Nous trouvons que dans une époque ou tout !e monde était croyant, le mariage, la propriété et la loi civile jouissaient d’un certain respect[1]. La cause en doit être recherchée dans la conscience simple, naïve, pure et juste de cette époque, une conscience qui marcha droit avec le bon sens naturel, qui n’avait assurément rien à démêler avec le sentiment religieux de l’époque. Le droit, la propriété, l’amour ne sont sacrés que par leur nature, et non par je ne sais quelle ordonnance étrangère : les païens vénèrent la lumière, la fontaine, la forêt non parce qu’elles sont des dons de la divinité, mais parce qu’elles sont par elles-mêmes des objets salu-

  1. Le respect du christianisme pour la famille, le mariage, la vertu de la femme et du mari était très grand, à entendre les apologistes. Ce respect était en effet tel, que la prostitution païenne fut maintenue et même légalisée (malgré les déclamations des églises catholique et protestante, qui déclarèrent le mariage, ce sacrement, pour un excellent remède contra fornicationem), tel que la polyandrie et la polygamie sous la forme de la débauche furent maintenues, tel enfin que le mariage même fut dégradé à un acte de convenance, d’obéissance, de finance, etc., c’est-à-dire devint tout autre chose excepté la réalisation de la notion amour.

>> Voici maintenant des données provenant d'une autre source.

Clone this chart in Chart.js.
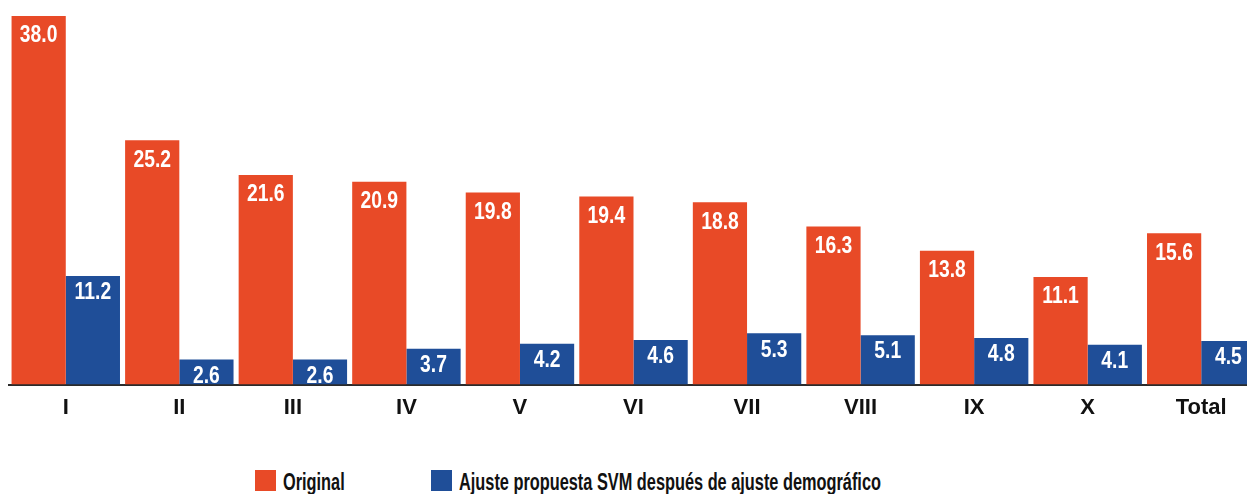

Ce qu’il y eut là de vraiment ironique, de satanique, c’est que le christianisme, qui regarde le mariage comme un remède contre le peccatum turpissimum omnium, comme il appelle la fornication, rendit ce remède impossible à la moitié ou à la plupart des chrétiens en les rejetant dans le célibat, soit sacré, soit profane, soit volontaire, soit involontaire. (Le traducteur.)